Smile When You Call Me a Hillbilly
Smile When You Call Me a Hillbilly:
Country Music’s Struggle for Respectability, 1939-1954
University of Georgia Press, 2004
Jeffrey J. Lange
If the mention of respectability in the subtitle of Jeffrey J. Lange’s Smile When You Call Me a Hillbilly leads you to expect a reception-based account of what was happening in country music between 1939 and 1954, think again. This book is not so much about how the public perception of country music changed during those years as it is about how the music itself changed to maintain and expand its audience in the midst of great societal tumult. As the World War II era permanently changed the lives of country music’s rural southern base, the music adapted and followed its listeners – into the big cities, up North, out West, overseas, and through changes back home. Simultaneously, it shed some of its rustic qualities, subtly (and sometimes not-so-subtly) modernized its sound, and reached out to new audiences everywhere it went to become a major player on the national scene.
If it sounds like the genre was spreading itself a bit thin – or trying to be everything to everyone – it’s important to note that one monolithic country music did not go everywhere. Lange identifies six distinct subgenres and traces the changes within each over the fifteen-year period. Different subgenres served different audiences and stretched the field of country in different directions.

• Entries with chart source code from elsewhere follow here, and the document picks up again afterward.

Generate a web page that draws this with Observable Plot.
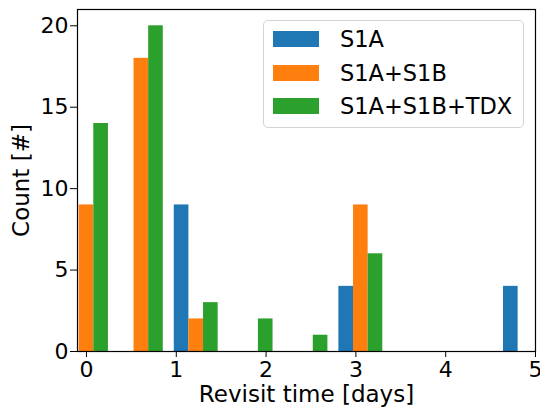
<!DOCTYPE html>
<html>
<head>
<meta charset="utf-8">
<script src="https://cdn.jsdelivr.net/npm/d3@7"></script>
<script src="https://cdn.jsdelivr.net/npm/@observablehq/plot@0.6"></script>
<style>
  html, body { margin: 0; padding: 0; background: #fff; }
  #wrap { position: relative; width: 540px; height: 412px; font-family: "DejaVu Sans", sans-serif; }
  #legend { position: absolute; left: 263px; top: 20px; width: 259px; height: 106px;
    border: 1px solid #d4d4d4; border-radius: 5px; background: rgba(255,255,255,0.8); }
  .sw { width: 46px; height: 16px; }
  .lbl { position: absolute; left: 76px; font-size: 22.5px; line-height: 22px; white-space: nowrap; color: #000; }
  svg [aria-label="x-axis label"] text, svg [aria-label="y-axis label"] text { font-size: 23px; }
</style>
</head>
<body>
<div id="wrap"></div>
<script>
// ---- data ----
const series = ["S1A", "S1A+S1B", "S1A+S1B+TDX"];
const colors = ["#1f77b4", "#ff7f0e", "#2ca02c"];
const binCenters = [0, 0.611, 1.222, 1.833, 2.444, 3.055, 3.666, 4.277, 4.888];
const binWidth = 0.611;
const countS1A = [0, 0, 9, 0, 0, 4, 0, 0, 4];
const countS1AS1B = [9, 18, 2, 0, 0, 9, 0, 0, 0];
const countS1AS1BTDX = [14, 20, 3, 2, 1, 6, 0, 0, 0];
const xTicks = [0, 1, 2, 3, 4, 5];
const yTicks = [0, 5, 10, 15, 20];

// build table
const counts = [countS1A, countS1AS1B, countS1AS1BTDX];
const rows = [];
counts.forEach((arr, s) => arr.forEach((c, i) => {
  rows.push({series: series[s], s, center: binCenters[i], count: c});
}));
const barW = 0.8 * binWidth / 3;

const plot = Plot.plot({
  width: 540,
  height: 412,
  marginLeft: 77,
  marginRight: 5,
  marginTop: 9,
  marginBottom: 61,
  style: {fontFamily: "DejaVu Sans, sans-serif", fontSize: "22px", color: "#000", background: "#fff"},
  x: {domain: [-0.1, 5]},
  y: {domain: [0, 21]},
  color: {domain: series, range: colors},
  marks: [
    Plot.rectY(rows.filter(d => d.count > 0), {
      x1: d => d.center - 0.4 * binWidth + d.s * barW,
      x2: d => d.center - 0.4 * binWidth + (d.s + 1) * barW,
      y1: 0,
      y2: "count",
      fill: "series",
      clip: true
    }),
    Plot.axisX({ticks: xTicks, tickSize: 6, tickPadding: 4, tickFormat: d => String(d),
      label: "Revisit time [days]", labelAnchor: "center", labelArrow: "none", labelOffset: 50}),
    Plot.axisY({ticks: yTicks, tickSize: 7, tickPadding: 2, tickFormat: d => String(d),
      label: "Count [#]", labelAnchor: "center", labelArrow: "none", labelOffset: 65}),
    Plot.frame({stroke: "#000", strokeWidth: 1.2})
  ]
});
const wrap = document.getElementById("wrap");
wrap.appendChild(plot);

// legend
const leg = document.createElement("div");
leg.id = "legend";
const centersY = [18, 51.5, 85];
series.forEach((name, i) => {
  const sw = document.createElement("div");
  sw.className = "sw";
  sw.style.position = "absolute";
  sw.style.left = "9px";
  sw.style.top = (centersY[i] - 8) + "px";
  sw.style.background = colors[i];
  leg.appendChild(sw);
  const t = document.createElement("div");
  t.className = "lbl";
  t.style.top = (centersY[i] - 11) + "px";
  t.textContent = name;
  leg.appendChild(t);
});
wrap.appendChild(leg);
</script>
</body>
</html>
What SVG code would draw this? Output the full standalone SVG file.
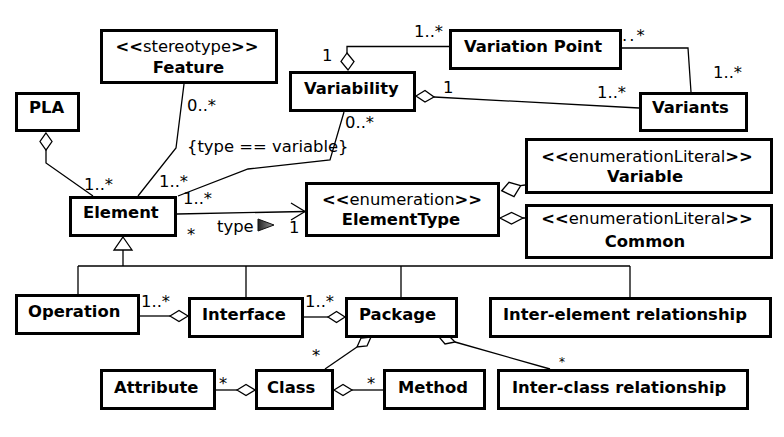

The subgenres defined by Lange are progressive, western swing, postwar traditional, honky-tonk, country pop, and country blues. The progressive subgenre is made up of performers who experimented with modernizing the older traditions in the years leading up to the war. After the nationalization of country music during the war, which rightly gets its own chapter, two subgenres arose to reaffirm the music’s southern roots. Postwar traditonal (including early bluegrass) appealed to the rural southern folk back home while honky-tonk spoke to the sense of dislocation felt by those transplanted to urban areas. Western swing and country-pop each in their own way embraced urban influences, while country blues was a step toward what would soon become rock ‘n’ roll.
Lange structures his argument around those classifications, but the meat of the book is what happens within each chapter. He maps the development of each subgenre through a series of 6-10 key acts, using the personal and musical paths of specific performers to illuminate larger trends. The acts featured are a mix of the usual suspects and a number of more obscure selections. Lefty and Hank show up, but so do four other Hanks, Pee Wee King, the Shelton Brothers, Cliff Bruner, and a host of others whose names you don’t often encounter.
The author’s extensive research into each act’s recorded output shines as he traces changes in their music over time (instruments entering and leaving the mix, shifting lyrical interests), situates them in the context of what their contemporaries were doing, and weighs their lasting contributions to the musical form. Resisting the tendency to figure all change as sellout, Lange points out ways in which nearly all of the performers subtly experimented with and modernized their sound during the time period. Biographical and historical research provide generous support and context, but this book is at its most distinctive when it is carefully attending to the music itself.
Although Smile When You Call Me a Hillbilly does make a strong case for 1939-1954 as a pivotal time in the history of country music, it is not a perfect book. The argument sometimes meanders and repeats itself. Chapters tend to flit through ten performers in the space of thirty pages, with no subheadings to break up the text. This can get a bit dizzying, especially when you’re trying to remember a detail about one of the dozens of acts you’ve encountered. Or when the Delmore Brothers suddenly reappear 180 pages later and you have to jump back to the beginning to remind yourself of their history. I’m glad I read the book once, but I can’t see myself reading it straight through again. For me, its lasting value will be as a reference book, a ready source of perspective on some of the major figures of the era.
For anyone who has ever lumped ‘all that old music’ together, Smile provides worthwhile insight into the diversity and importance of country music at a critical time in its - and the world’s - history.